- Tongnan Baizi Location in China
- Coordinates: 30°05′41″N 105°42′47″E﻿ / ﻿30.09468°N 105.71304°E
- Country: China
- Municipality: Chongqing

Area
- • Total: 134.75 km^{2} (52.03 sq mi)

Population
- • Total: 87,000 (2,010)
- Time zone: UTC+8 (China Standard Time)
- Postal code: 402660
- Area code: 023

= Baizi =

Tongnan Baizi (sometimes mistakenly called Bozi) is a town in Chongqing, China. It consists of wide streets and private farms. It was built in the early Song dynasty, making it one of the oldest towns in the world.

== Location ==
The town is located 15 km from Tongnan. It takes 40 minutes to arrive in Suining. It is located in the annular structural unit of the Long Nu Temple in the upper Yangtze Platform, Sichuan Zhongtai Au, and Sichuan Zhongtai Arch. It has an altitude of 234–263.2 m. The fertile pure soil accounts for 80% arable land since it is next to a river.

=== Land resources ===
Baizi includes 116895 acre of arable land. The soil consists of 1.35% organic matter and 2.55% of potassium.

=== Water resources ===
The Yangtze runs in the town for 10 km. It has an annual runoff of 84000 m3. Along with the river, residents can rely on ponds and creeks that are usually safe to drink. However, as of December 2016 the creeks and the ponds are now contaminated with mud and pollution.

== Economy ==
The town has a total social fixed assets investment of 487 million yuan with an increase of 32%. The total retail sales are 14.84 billion yuan. The per capita net income of farmers grew to 12,260 yuan which is an increase of 18%. The town makes most of its money through agriculture. The town has a few hotels and stores.

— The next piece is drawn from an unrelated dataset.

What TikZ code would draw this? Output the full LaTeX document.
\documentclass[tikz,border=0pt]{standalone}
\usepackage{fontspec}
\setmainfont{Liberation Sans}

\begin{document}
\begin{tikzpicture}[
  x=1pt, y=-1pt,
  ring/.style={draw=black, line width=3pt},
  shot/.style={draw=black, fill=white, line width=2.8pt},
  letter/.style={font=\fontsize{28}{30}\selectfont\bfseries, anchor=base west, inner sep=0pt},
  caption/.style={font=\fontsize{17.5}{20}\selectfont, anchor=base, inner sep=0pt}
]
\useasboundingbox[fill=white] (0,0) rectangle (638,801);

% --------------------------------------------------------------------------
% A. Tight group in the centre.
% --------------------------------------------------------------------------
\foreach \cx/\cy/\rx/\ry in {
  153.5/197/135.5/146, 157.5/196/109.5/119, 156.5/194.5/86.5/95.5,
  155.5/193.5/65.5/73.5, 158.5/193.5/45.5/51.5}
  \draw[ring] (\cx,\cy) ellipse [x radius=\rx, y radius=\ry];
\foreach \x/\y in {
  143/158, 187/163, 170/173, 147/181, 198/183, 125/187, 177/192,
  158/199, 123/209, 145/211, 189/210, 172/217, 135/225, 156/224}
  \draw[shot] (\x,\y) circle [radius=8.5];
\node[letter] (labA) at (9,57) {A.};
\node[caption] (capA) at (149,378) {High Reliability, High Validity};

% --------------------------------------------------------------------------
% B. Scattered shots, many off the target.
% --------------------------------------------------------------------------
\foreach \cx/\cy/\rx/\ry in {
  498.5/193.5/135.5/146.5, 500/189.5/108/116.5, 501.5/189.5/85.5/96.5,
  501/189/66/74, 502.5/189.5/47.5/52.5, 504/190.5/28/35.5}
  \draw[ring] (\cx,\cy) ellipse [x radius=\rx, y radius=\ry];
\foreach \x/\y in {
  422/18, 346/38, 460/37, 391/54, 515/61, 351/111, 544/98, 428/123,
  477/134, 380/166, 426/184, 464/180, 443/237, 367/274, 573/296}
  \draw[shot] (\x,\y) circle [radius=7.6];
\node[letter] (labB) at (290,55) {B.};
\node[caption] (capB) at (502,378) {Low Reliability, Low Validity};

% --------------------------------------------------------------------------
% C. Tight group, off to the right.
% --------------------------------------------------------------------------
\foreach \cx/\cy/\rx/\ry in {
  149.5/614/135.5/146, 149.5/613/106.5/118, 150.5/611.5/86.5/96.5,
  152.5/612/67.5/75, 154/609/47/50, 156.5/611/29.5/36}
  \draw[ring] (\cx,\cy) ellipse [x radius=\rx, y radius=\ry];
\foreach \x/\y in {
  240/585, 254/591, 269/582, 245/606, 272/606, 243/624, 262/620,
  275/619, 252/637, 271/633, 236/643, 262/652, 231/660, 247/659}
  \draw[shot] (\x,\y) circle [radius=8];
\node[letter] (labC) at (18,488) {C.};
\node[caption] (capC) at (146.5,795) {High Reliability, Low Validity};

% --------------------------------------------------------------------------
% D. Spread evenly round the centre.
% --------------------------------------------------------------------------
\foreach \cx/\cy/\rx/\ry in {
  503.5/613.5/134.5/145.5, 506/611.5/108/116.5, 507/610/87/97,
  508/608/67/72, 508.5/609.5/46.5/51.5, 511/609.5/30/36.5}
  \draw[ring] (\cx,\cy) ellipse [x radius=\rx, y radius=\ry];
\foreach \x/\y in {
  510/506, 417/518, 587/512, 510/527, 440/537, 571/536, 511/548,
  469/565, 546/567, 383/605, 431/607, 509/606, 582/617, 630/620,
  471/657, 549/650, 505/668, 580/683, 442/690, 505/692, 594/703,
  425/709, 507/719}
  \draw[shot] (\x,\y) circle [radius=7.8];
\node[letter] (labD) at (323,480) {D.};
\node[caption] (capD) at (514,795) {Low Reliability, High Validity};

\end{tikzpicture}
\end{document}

=== Leadership and laws ===
Leadership is led by two men: Hu Guangjian and Liu Ming who were born in 1969 and 1964 respectively. Liu Ming is currently the mayor of Tongnan. It is legal to use and buy firecrackers and fireworks which are only limited to the country.

==Education==
Baizi has a middle school and an elementary school. The middle school was built around 1930 and is close to a lake. Both schools got new refurbishments. The middle school originally consisted of one building and one dorm but has increased. The elementary school has upgraded technology.

== Climate ==
The town has a mixed climate, with monsoons and sunshine. The average temperature is 17.9 C. The coldest month is January with an average temperature of 7 C and the coldest temperature of -3.8 C. The average frost period is 5.5 days. There is an annual average of 1228.4 hours of sunshine and an average rainfall of 990 mm.

== Cases ==
In 2013, heavy rainstorms flooded the town. Approximately 18,000 people were evacuated. The monsoon season began in 2010. In 2010, 12,300 people were rescued in Baizi and two other towns. Baizi received 56 mm of rainfall and the floodwater destroyed 128 houses. This inflicted an economic loss of 13.8 million yuan. The Tongnan County government reported at least 600 residents were trapped in the three towns.